She did not think connectedly of her past at all. Old people do not. To the old the past comes in a series of pictures, not of necessity connected, here intensely vivid, there dim and blurred — a green field, a quiet evening, an angry quarrel, some loving face, some sharp disappointment — and all, vivid or blurred, dispassionately removed. No call for action any more. Quiescence. And then a strange wonder that to those about them these scenes so real, so actual, mean nothing, stir no reaction.
Hugh Walpole - The Old Ladies (1924)
The other day found me passing the time in Littleover, a suburb of Derby which was once a village. It is still possible to see hints of its individuality, traces of the village it once was. I know it well, having lived there as a teenager with my parents and brother, then again some years later with Mrs H because it happened to be convenient for my new place of work.

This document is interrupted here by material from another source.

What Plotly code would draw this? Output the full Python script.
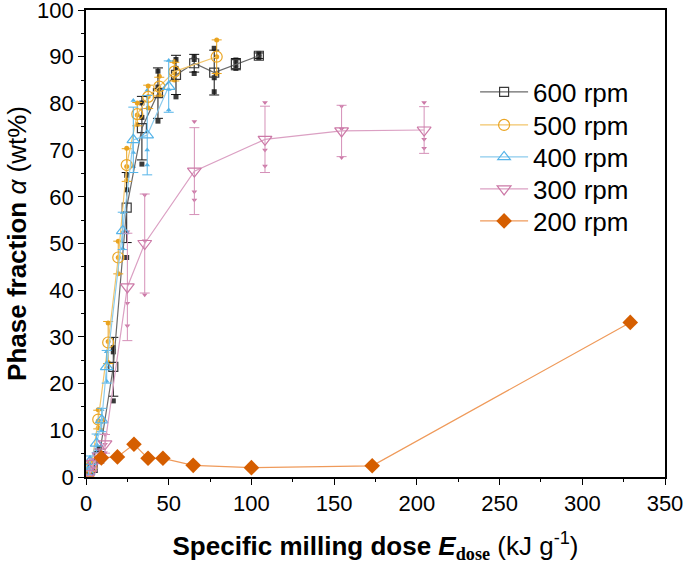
import plotly.graph_objects as go

# ---------------- data ----------------
# 600 rpm
x600 = [1.5, 4.0, 8.0, 16.5, 24.6, 33.8, 43.5, 54.4, 65.4, 77.5, 90.6, 104.5]
y600 = [0.5, 2.0, 4.5, 23.6, 57.7, 74.7, 82.2, 86.1, 88.6, 86.6, 88.4, 90.2]
e600 = [0.4, 1.0, 1.5, 6.3, 7.5, 6.8, 5.4, 4.2, 1.9, 4.8, 1.2, 0.6]
r600 = [[0.2, 0.5, 0.8], [1.0, 2.0, 3.0], [3.3, 4.0, 6.2], [16.3, 26.8, 27.7],
        [47.0, 61.5, 64.6], [67.0, 77.0, 80.1], [76.2, 83.5, 86.9], [81.4, 87.5, 89.4],
        [86.4, 89.4, 90.0], [82.5, 85.5, 91.8], [87.5, 88.4, 89.3], [89.8, 90.0, 90.7]]

# 500 rpm
x500 = [1.5, 3.2, 7.4, 13.4, 19.5, 24.6, 31.0, 37.6, 44.3, 53.4, 79.0]
y500 = [0.5, 2.2, 12.3, 28.8, 47.0, 66.8, 77.7, 81.4, 83.6, 86.8, 90.0]
e500 = [0.4, 1.0, 2.0, 4.5, 3.5, 3.5, 2.5, 2.5, 2.0, 2.0, 3.6]
r500 = [[0.2, 0.5, 0.8], [1.4, 2.0, 3.2], [10.5, 12.0, 14.4], [24.5, 29.0, 33.0],
        [43.5, 47.0, 50.5], [63.5, 66.5, 70.4], [75.5, 77.5, 80.1], [79.0, 81.5, 83.7],
        [81.8, 83.2, 85.8], [85.0, 86.5, 88.9], [86.4, 90.0, 93.6]]

# 400 rpm
x400 = [1.5, 2.4, 6.4, 9.5, 12.5, 22.2, 28.6, 37.0, 50.0]
y400 = [1.0, 3.3, 7.2, 12.2, 23.6, 52.7, 72.2, 73.2, 83.6]
e400 = [0.6, 1.2, 2.0, 2.5, 3.5, 4.0, 7.0, 8.5, 5.5]
r400 = [[0.5, 1.0, 1.5], [2.4, 3.3, 4.2], [5.5, 7.0, 9.1], [10.0, 12.2, 14.4],
        [20.5, 23.5, 26.8], [49.0, 52.5, 56.6], [66.5, 69.5, 80.6], [66.8, 70.0, 82.8],
        [78.6, 83.0, 89.2]]

# 300 rpm
x300 = [2.4, 4.4, 8.0, 11.5, 25.0, 35.5, 65.5, 108.2, 154.5, 204.4]
y300 = [0.8, 2.9, 4.5, 7.1, 40.7, 50.0, 65.5, 72.3, 74.1, 74.3]
e300 = [0.5, 1.0, 1.5, 2.0, 11.5, 10.6, 9.3, 7.1, 5.5, 5.0]
r300 = [[0.4, 0.8, 1.2], [2.0, 2.9, 3.8], [3.2, 4.5, 5.8], [5.2, 7.0, 9.1],
        [52.5, 37.2, 32.4], [60.4, 50.6, 39.0], [76.1, 61.1, 59.3], [80.2, 70.0, 66.6],
        [79.4, 74.5, 68.4], [80.2, 72.3, 70.4]]

# 200 rpm
x200 = [9.3, 19.0, 29.0, 37.5, 46.5, 64.8, 100.0, 173.0, 329.0]
y200 = [4.1, 4.3, 7.0, 4.0, 4.0, 2.5, 2.0, 2.4, 33.1]

x_ticks = [0, 50, 100, 150, 200, 250, 300, 350]
y_ticks = [0, 10, 20, 30, 40, 50, 60, 70, 80, 90, 100]

FONT = "Liberation Sans, Arial, sans-serif"

fig = go.Figure()

series = [
    ("600 rpm", x600, y600, e600, r600, "square-open", 9, "#3a3a3a", "#6a6a6a", "#111111", "square"),
    ("500 rpm", x500, y500, e500, r500, "circle-open", 11, "#eaa523", "#f2c56a", "#e9a21c", "circle"),
    ("400 rpm", x400, y400, e400, r400, "triangle-up-open", 11, "#56b4e9", "#8ccbed", "#56b4e9", "triangle-up"),
    ("300 rpm", x300, y300, e300, r300, "triangle-down-open", 12, "#cc79a7", "#dba0c3", "#d590b8", "triangle-down"),
]

# replicate points (small filled markers) drawn first
for name, xs, ys, es, reps, sym, sz, mcol, lcol, ecol, rsym in series:
    rx, ry = [], []
    for xv, rv in zip(xs, reps):
        for v in rv:
            rx.append(xv)
            ry.append(v)
    fig.add_trace(go.Scatter(x=rx, y=ry, mode="markers", showlegend=False,
                             marker=dict(symbol=rsym, size=5, color=mcol),
                             hoverinfo="skip"))

legend_ids = ["legend", "legend2", "legend3", "legend4", "legend5"]

for i, (name, xs, ys, es, reps, sym, sz, mcol, lcol, ecol, rsym) in enumerate(series):
    fig.add_trace(go.Scatter(
        x=xs, y=ys, name=name, mode="lines+markers", legend=legend_ids[i],
        line=dict(color=lcol, width=1.2),
        marker=dict(symbol=sym, size=sz, color=mcol, line=dict(color=mcol, width=1.2)),
        error_y=dict(type="data", array=es, visible=True, color=ecol, thickness=1, width=5),
    ))

fig.add_trace(go.Scatter(
    x=x200, y=y200, name="200 rpm", mode="lines+markers", legend="legend5",
    line=dict(color="#ef9a5a", width=1.2),
    marker=dict(symbol="diamond", size=12, color="#d55e00"),
))

axis_common = dict(
    showline=True, linecolor="black", linewidth=1.6, mirror=True,
    ticks="outside", ticklen=6, tickwidth=1.4, tickcolor="black",
    showgrid=False, zeroline=False, automargin=False, ticklabeloverflow="allow",
    tickfont=dict(family=FONT, size=22, color="black"),
)

fig.update_xaxes(
    range=[0, 350], tickvals=x_ticks, ticktext=[str(v) for v in x_ticks],
    minor=dict(dtick=25, tick0=0, ticks="outside", ticklen=3, tickwidth=1.2, tickcolor="black"),
    title=dict(text="<b>Specific milling dose <i>E</i></b><sub><b><span style='font-family:Liberation Serif'>dose</span></b></sub> (kJ g<sup>-1</sup>)",
               font=dict(family=FONT, size=26, color="black"), standoff=25),
    **axis_common,
)
fig.update_yaxes(
    range=[0, 100], tickvals=y_ticks, ticktext=[str(v) for v in y_ticks],
    minor=dict(dtick=5, tick0=0, ticks="outside", ticklen=3, tickwidth=1.2, tickcolor="black"),
    title=dict(text="<b>Phase fraction </b><i>α</i> (wt%)",
               font=dict(family=FONT, size=26, color="black"), standoff=3),
    **axis_common,
)

# one single-item legend per series so that row spacing can match the reference
row_y = [0.8244, 0.7537, 0.6852, 0.6167, 0.5482]
leg_common = dict(x=0.672, xanchor="left", yanchor="middle",
                  font=dict(family=FONT, size=26, color="black"),
                  bgcolor="rgba(0,0,0,0)", itemwidth=48)

fig.update_layout(
    width=685, height=564, autosize=False,
    margin=dict(l=86, r=20, t=10, b=87),
    plot_bgcolor="white", paper_bgcolor="white",
    font=dict(family=FONT, color="black"),
    legend=dict(y=row_y[0], **leg_common),
    legend2=dict(y=row_y[1], **leg_common),
    legend3=dict(y=row_y[2], **leg_common),
    legend4=dict(y=row_y[3], **leg_common),
    legend5=dict(y=row_y[4], **leg_common),
)

# remove the browser's default 8 px page margin so the figure fills the window
fig.write_html("out.html", config={"displayModeBar": False},
               post_script="document.body.style.margin='0';")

Mrs H and I left the area for good nearly forty years ago when my job changed again and a series of pictures crossed my mind as I sat there in the café. Family, friends, bike rides, tennis, visits to the library on the corner, the old pub, the birth of our children, shopping, an alarmingly expensive barber I only visited once, people I once knew who lived there.
I still know the area well, but forty years is too long for the thread to remain unbroken and still feel a sense of belonging. Now it is merely a series of pictures. Maybe that was the sense of belonging, the immediate familiarity of the pictures. Maybe that’s all it was and still is - a series of pictures.
3 comments:
I often wander around with my camera. I usually take pictures of building sites as new structures are built, but also the changing face of the 'High Street'.
Had I not got photographic evidence I could be surprised in the change of one of my old haunts from a few decades ago. But the truth is that shops change hands, streets are 'pedestrianised, and there are more, bigger, cars around. The slow drip of change is imperceptible on a daily basis, but over the longer period it becomes striking.
The past is a different place. People who expect it to be the same as today should take up photography...
It always has been a series of pictures, but they used to be glued together by hopes, desires, fears and other emotions. Once they go, we are left with the loose pictures. It's emotion that gives the meaning.
DJ - if I'd taken photos of the area in my teens they would certainly be interesting now. Apart from loads more houses on the periphery, the core of it hasn't changed too much, but the detail has.
Sam - for me it's mainly familiarity which glues it together, which is like an emotion but not quite. Yes there are other emotions, but mostly associated with people rather than the area itself.